Spécialisée en communication, Cécile DELOZIER accompagne des élus dans leur prise de parole partout en France.
Elle conseille des élus locaux, des parlementaires mais aussi des candidats aux élections dans leur stratégie de communication et leur capacité à persuader et à convaincre en présentiel ou dans les médias.
Sa pédagogie est fondée sur la bienveillance afin de développer la confiance en soi et pouvoir ainsi réaliser des performances.
La rédaction : L’inscription dans la constitution de la liberté de recourir à
l‘interruption volontaire de grossesse a-t-elle été selon vous portée par une communication efficace ?
Cécile DELOZIER : Indéniablement l’information a été diffusée abondamment sur les réseaux sociaux comme dans la presse écrite et audiovisuelle.
Cependant je déplore que le débat n’ait pas été aussi riche qu’il aurait pu l’être . Faire de la communication , ce n’est pas seulement trouver le meilleur canal pour communiquer, ce n’est pas seulement s’intéresser à la forme , c’est aussi travailler le fond ! C’est aussi trouver des formules chocs dont les significations portées par les sonorités bien choisies s’inscriront dans la tête des gens.
Or, il y a des arguments majeurs, me semble-t-il, qui ont été oubliés lors du débat par les défenseurs de la constitutionnalisation de l’IVG. Le journal
« Le Monde » dans une étude intéressante publiée sur ce sujet apportait un argument redoutable…mais un peu tardivement car après le congrès de Versailles.
Cette étude présente une carte du monde qui indique la législation des pays en matière de droit à l’avortement . La France est devenue le premier État au monde à inscrire cette liberté dans la constitution. Mais qu’observons-nous ailleurs à travers le monde ? Un groupe de 77 pays autorisent
actuellement l’avortement sans restriction autre que la durée de gestation ( presque tous les pays d’Europe sauf la Pologne).
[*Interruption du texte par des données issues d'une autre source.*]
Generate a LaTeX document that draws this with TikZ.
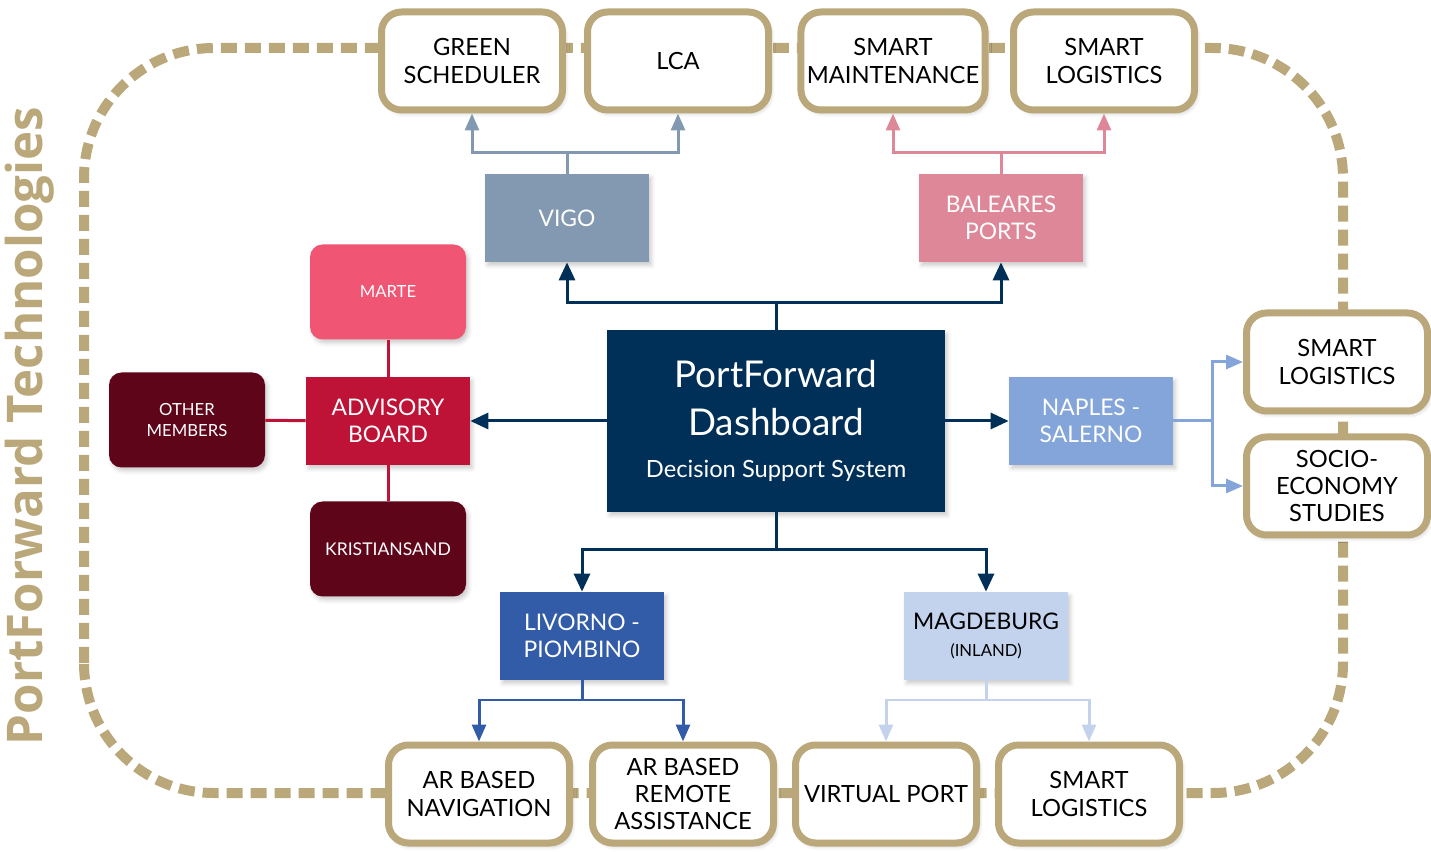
\documentclass[tikz,border=0pt]{standalone}
\usepackage{fontspec}
\setmainfont{Lato}
\newfontfamily\titlefont{Open Sans}
\usetikzlibrary{positioning, calc, arrows.meta, shadows.blur}
\definecolor{pftan}{RGB}{186,167,122}
\definecolor{navy}{RGB}{0,48,88}
\definecolor{vigoblue}{RGB}{130,153,177}
\definecolor{balpink}{RGB}{222,135,153}
\definecolor{martepink}{RGB}{240,86,116}
\definecolor{advred}{RGB}{190,18,55}
\definecolor{maroon}{RGB}{94,5,25}
\definecolor{naplesblue}{RGB}{132,165,218}
\definecolor{livblue}{RGB}{50,92,168}
\definecolor{magdeblue}{RGB}{195,211,238}
\tikzset{
	techbox/.style={
		draw=pftan,
		line width=0.14cm,
		rounded corners=0.4cm,
		fill=white,
		minimum width=3.62cm,
		minimum height=1.96cm,
		align=center,
		font=\fontsize{13.5}{15.5}\selectfont,
		blur shadow={shadow xshift=0.05cm, shadow yshift=-0.07cm, shadow blur radius=0.08cm, shadow opacity=20}
	},
	port/.style={
		rectangle,
		minimum width=3.28cm,
		minimum height=1.76cm,
		align=center,
		text=white,
		font=\fontsize{13}{15.5}\selectfont,
		blur shadow={shadow xshift=0.05cm, shadow yshift=-0.07cm, shadow blur radius=0.08cm, shadow opacity=20}
	},
	member/.style={
		port,
		rounded corners=0.25cm,
		minimum width=3.12cm,
		minimum height=1.9cm,
		font=\fontsize{9.5}{12}\selectfont
	}
}

\begin{document}
\begin{tikzpicture}
	\tikzset{edge/.style={->, line width=0.06cm}}
	\tikzset{>={Triangle[length=0.36cm, width=0.32cm]}}
	\useasboundingbox (0,0) rectangle (28.62,17.02);
	
	\draw[pftan, line width=0.2cm, dash pattern=on 0.32cm off 0.16cm, rounded corners=2.6cm] (1.68,1.16) rectangle (26.86,16.06);
	\node(title) at (0.60,8.50) [rotate=90, text=pftan, font=\titlefont\bfseries\fontsize{28}{30}\selectfont] {PortForward Technologies};
	
	\node(green) at (9.44,15.80) [techbox] {GREEN\\SCHEDULER};
	\node(lca) at (13.56,15.80) [techbox] {LCA};
	\node(smaint) at (17.86,15.80) [techbox] {SMART\\MAINTENANCE};
	\node(tlogist) at (22.08,15.80) [techbox] {SMART\\LOGISTICS};
	
	\node(arnav) at (9.58,1.14) [techbox] {AR BASED\\NAVIGATION};
	\node(arremote) at (13.66,1.14) [techbox] {AR BASED\\REMOTE\\ASSISTANCE};
	\node(vport) at (17.72,1.14) [techbox] {VIRTUAL PORT};
	\node(blogist) at (21.78,1.14) [techbox] {SMART\\LOGISTICS};
	
	\node(rlogist) at (26.74,9.78) [techbox] {SMART\\LOGISTICS};
	\node(socio) at (26.74,7.30) [techbox] {SOCIO-\\ECONOMY\\STUDIES};
	
	\node(dash) at (15.52,8.60) [port, fill=navy, minimum width=6.76cm, minimum height=3.64cm, font=\fontsize{21}{27}\selectfont] {PortForward\\Dashboard\\[-3pt]\fontsize{13.5}{16}\selectfont Decision Support System};
	
	\node(vigo) at (11.34,12.66) [port, fill=vigoblue] {VIGO};
	\node(baleares) at (20.02,12.66) [port, fill=balpink] {BALEARES\\PORTS};
	\node(naples) at (21.82,8.60) [port, fill=naplesblue] {NAPLES -\\SALERNO};
	\node(livorno) at (11.64,4.30) [port, fill=livblue] {LIVORNO -\\PIOMBINO};
	\node(magde) at (19.72,4.30) [port, fill=magdeblue, text=black] {MAGDEBURG\\\fontsize{9.5}{12}\selectfont (INLAND)};
	
	\node(adv) at (7.76,8.60) [port, fill=advred] {ADVISORY\\BOARD};
	\node(marte) at (7.76,11.18) [member, fill=martepink] {MARTE};
	\node(others) at (3.74,8.62) [member, fill=maroon] {OTHER\\MEMBERS};
	\node(kristian) at (7.76,6.04) [member, fill=maroon, font=\fontsize{10}{12}\selectfont] {KRISTIANSAND};
	
	\draw[advred, line width=0.06cm] (adv) -- (marte);
	\draw[advred, line width=0.06cm] (adv) -- (kristian);
	\draw[advred, line width=0.06cm] (adv) -- (others);
	
	\coordinate(upfork) at (15.52,10.96);
	\coordinate(downfork) at (15.52,6.02);
	\draw[edge, navy] (dash) -- (upfork) -| (vigo);
	\draw[edge, navy] (upfork) -| (baleares);
	\draw[edge, navy] (dash) -- (downfork) -| (livorno);
	\draw[edge, navy] (downfork) -| (magde);
	\draw[edge, navy] (dash) -- (adv);
	\draw[edge, navy] (dash) -- (naples);
	
	\tikzset{>={Triangle[length=0.34cm, width=0.28cm]}}
	\coordinate(vigofork) at (11.34,13.96);
	\draw[edge, vigoblue] (vigo) -- (vigofork) -| (green);
	\draw[edge, vigoblue] (vigofork) -| (lca);
	
	\coordinate(balfork) at (20.02,13.96);
	\draw[edge, balpink] (baleares) -- (balfork) -| (smaint);
	\draw[edge, balpink] (balfork) -| (tlogist);
	
	\coordinate(naplesfork) at (24.24,8.60);
	\draw[edge, naplesblue] (naples) -- (naplesfork) |- (rlogist);
	\draw[edge, naplesblue] (naplesfork) |- (socio);
	
	\coordinate(livfork) at (11.64,3.02);
	\draw[edge, livblue] (livorno) -- (livfork) -| (arnav);
	\draw[edge, livblue] (livfork) -| (arremote);
	
	\coordinate(magdefork) at (19.72,3.02);
	\draw[edge, magdeblue] (magde) -- (magdefork) -| (vport);
	\draw[edge, magdeblue] (magdefork) -| (blogist);
\end{tikzpicture}
\end{document}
D’autres ne permettent aux femmes d’avorter qu’avec une autorisation médicale (au Royaume Unis, en Inde). Enfin 21 pays interdisent formellement toute interruption de grossesse même en cas de viol ou de menace vitale pour la femmme. C’est le cas en Egypte, en Irak, au Sénégal, aux Philippines.
Ces chiffres sont intéressants mais l’argument chiffré le plus spectaculaire est le suivant. QUELLE QUE SOIT LA LEGISLATION DES PAYS , LES FEMMES ONT RECOURS A L’IVG DANS LES MEMES PROPORTIONS ! 37 sur 1000 quand la loi l’interdit, 34 sur 1000 lorsqu’elle l’autorise. Cela veut dire qu’on avorte autant -voire plus !- à Bagdad qu’à Paris !
La différence est donc le danger pour la santé des femmes. Avorter à Bagdad, c’est prendre le risque de mourir !
Les IVG clandestines sont la troisième cause de mortalité maternelle dans le monde.
Interdire l’avortement ou limiter son accès ne fait donc pas baisser le nombre d’IVG mais menace cruellement la santé des femmes.
Je ne comprends pas que cette étude ait été publiée au mois de mars certes mais après le congrès du 4 mars 2024 ! Je ne comprends pas que cet argument de santé publique n’ait pas été largement utilisé par les défenseurs de l’IVG ! Je ne comprends pas que les partisans de la modification de la constitution aient fait l’économie de cet argument saisissant et tellement efficace pour convaincre .
On aurait pu imaginer un slogan : « Les femmes avortent autant à Bagdad qu’à Paris . Mais là-bas, elles peuvent en mourir ! Protégeons la santé des femmes en inscrivant cette liberté de recourir à l’avortement dans la constitution !»
LR: Vous trouvez que le débat n’a pas été suffisamment nourri chez les défenseurs de l’inscription dans la constitution de l’IVG. Et dans le camp d’en face ?
CD : La voix des opposants à l’inscription dans la constitution de l’IVG n’a quasiment pas été entendue. Elle est tellement discordante par rapport à la majorité des journalistes qu’elle n’a pas tellement été relayée, je veux dire de manière honnête . Elle est tellement irritante pour beaucoup qu’elle n’apparaît que sous forme de caricature. Je le regrette car le débat démocratique en pâtit . Etre sûr de ses convictions , c’est bien… mais écouter la position adverse -qui représente une partie de la population- c’est aussi un façon d’affiner sa pensée.
LR : Quelles conclusions tirez-vous de ce débat ?
CD : Que les pro IVG ont mal hiérarchisé leurs arguments. Que leurs adversaires n’ont pas réussi à faire entendre les leurs.